Senator Mitchell: As I read it, it is not. It could be that some of those elements could be developed by the commissioner through the powers that he has been given to set up grievance processes and so on.
In the testimony I alluded to earlier, it struck me that there was no real sense that they would be auditing. They did not have a process set up, and they were not talking about it. That is very important. I think it is a role that the Standing Senate Committee on National Security and Defence can play annually. We should take the gender-based analysis and program — the 37 recommendations — and ask about those every year. We should have the commissioner in here and ask, "Where are you on this one and this one?" More needs to be done.
One other thing that is interesting to me about what the honourable senator said is how hard it was to do it in the military. It is not as easy as just bringing in a bill. What I feel as I read this bill, listen to the testimony and hear some of the statements is that they are always getting close and then pulling back. Not only should they not withdraw or limit the powers of the CRCC, as they have structured it, to just complaints, they should be demanding a public civilian inquiry and oversight. It is hard to fix this, and the RCMP needs help to do that. The more public exposure, the more assistance and the more expertise that you can get, the more powerful your initiatives will be and the more likely it is that you can fix them.

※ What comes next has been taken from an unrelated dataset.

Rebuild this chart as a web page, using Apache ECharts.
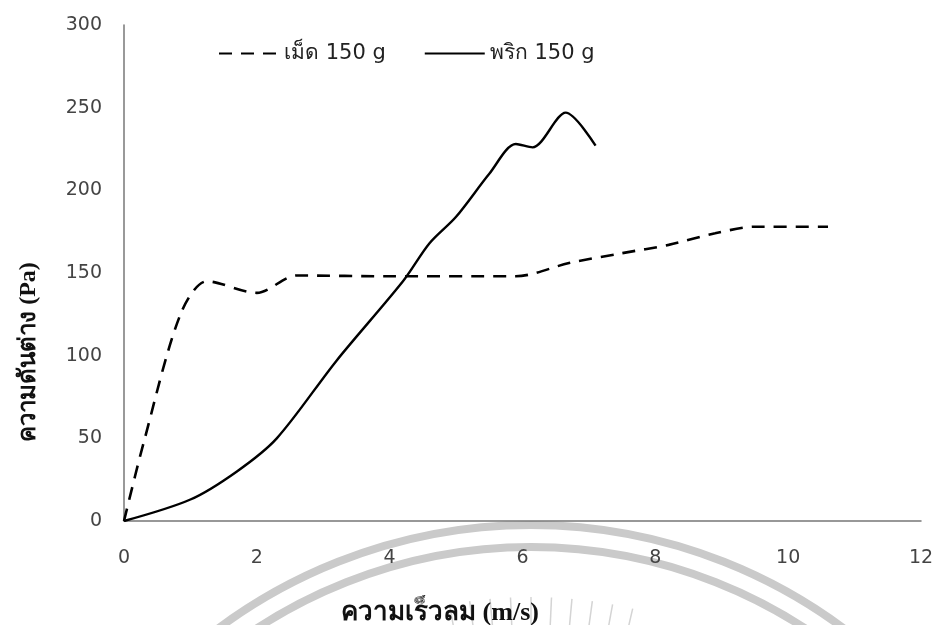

Senator Dallaire: After nearly five years or so, it was felt that the military had to go back to the Canadian people and say, "We have cleaned out the place; we have reformed." In fact, the term used was actually "reform" of the officer corps. It was felt that we should have gone back to the House of Commons, just as the Somalia issue was presented in the House of Commons, and said, "This is what has been done, and you can have confidence in the forces again." That option might be entertained with this bill, I would suspect.
Senator Mitchell: What, in fact, is the end point? When do you get that sense, and how do you establish that you have that sense? It would take some sort of external review to do that.